20 Minute Workouts to Stay in Shape

By Brad Murrow , last updated December 27, 2011

If you only have 20 minutes to exercise, you have more than enough time to perform a workout that keeps you in shape by burning calories, building muscle and improving your stamina and endurance. The key to creating short workouts that provide the most benefit is to vary your movements and heart rate during your routines. With or without equipment, 20-minute workouts can be highly effective for staying in shape.

Beginners

Start by raising your heart rate gradually before you begin your workout. Walk in place, raising your knees high and swinging your arms to stretch your muscles and elevate your metabolism. A good 20-minute workout for beginners should consist of moderately intense activity, similar to the pace of a brisk walk. Walk outdoors or on a treadmill at 3 mph, pedal a bike indoors or swim laps in a pool. Whether you use exercise machines like an elliptical, rowing machine, exercise bike or treadmill or walk, swim, skate or dance, avoid leaving both feet at once and creating high-impact exercises.
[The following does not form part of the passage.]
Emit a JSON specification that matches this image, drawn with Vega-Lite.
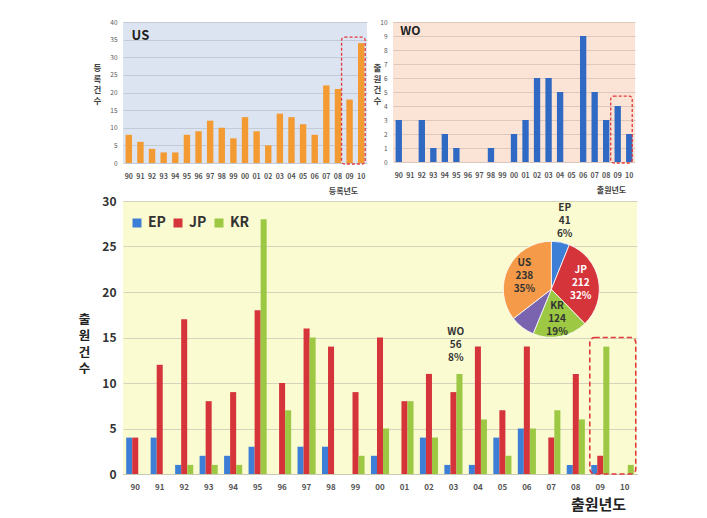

Add one-minute bursts of higher intensity movements every five minutes, but keep your overall exercise at a pace that lets you keep going without having to take a break. Don’t do the same workout each day, so you can challenge different muscles and get more benefit. Take a few minutes to slow down and lower your heart rate at the end of your workout and stretch.

Intermediates

Combine cardio and resistance for the best 20-minute workout possible. Add dumbbells to aerobic dancing, increase the incline on a treadmill or raise the resistance on an elliptical, rowing machine or exercise bike. Add one-minute sprints every five minutes while performing cardio workouts.

Create a circuit-training routine with dumbbells, resistance bands or bodyweight exercises, changing exercises every two minutes. Take a 30-second break between exercises and choose exercises that work your arms, legs, shoulders, back and core. Use about one-third of the maximum weight you can lift or use a lower resistance setting on machines.

Leave five minutes for a cooldown and stretch to decrease muscle pain and stiffness later.

Athletes

If you’re in top shape, stay that way with sprint and endurance training. Perform sprints using weights, exercise equipment or running, raising your heart rate to close to your maximum for two minutes. Take a 3-second break and perform another high-intensity burst of activity.

To maintain muscular endurance, use about half the maximum weight you can normally move to perform exercises like: curls, presses, squats, lunges, deadlifts, flyes, rows and kickbacks. Dumbbells, kettlebells, resistance bands and weight machines are good choices for this type of circuit training. You can also try pushups, dips, pullups, chinups, burpees, crunches, bicycle kicks, hip raises and situps.

Consult Your Doctor or Coach

Before you begin any exercise program, visit with your doctor, coach or a personal trainer. Sprint training is not for everyone, and even a few short sprints during a beginner workout should be approved by a health professional. Based on your age and physical condition, the amount of impact during exercises or repetitive movements on a machine your body can take and will vary.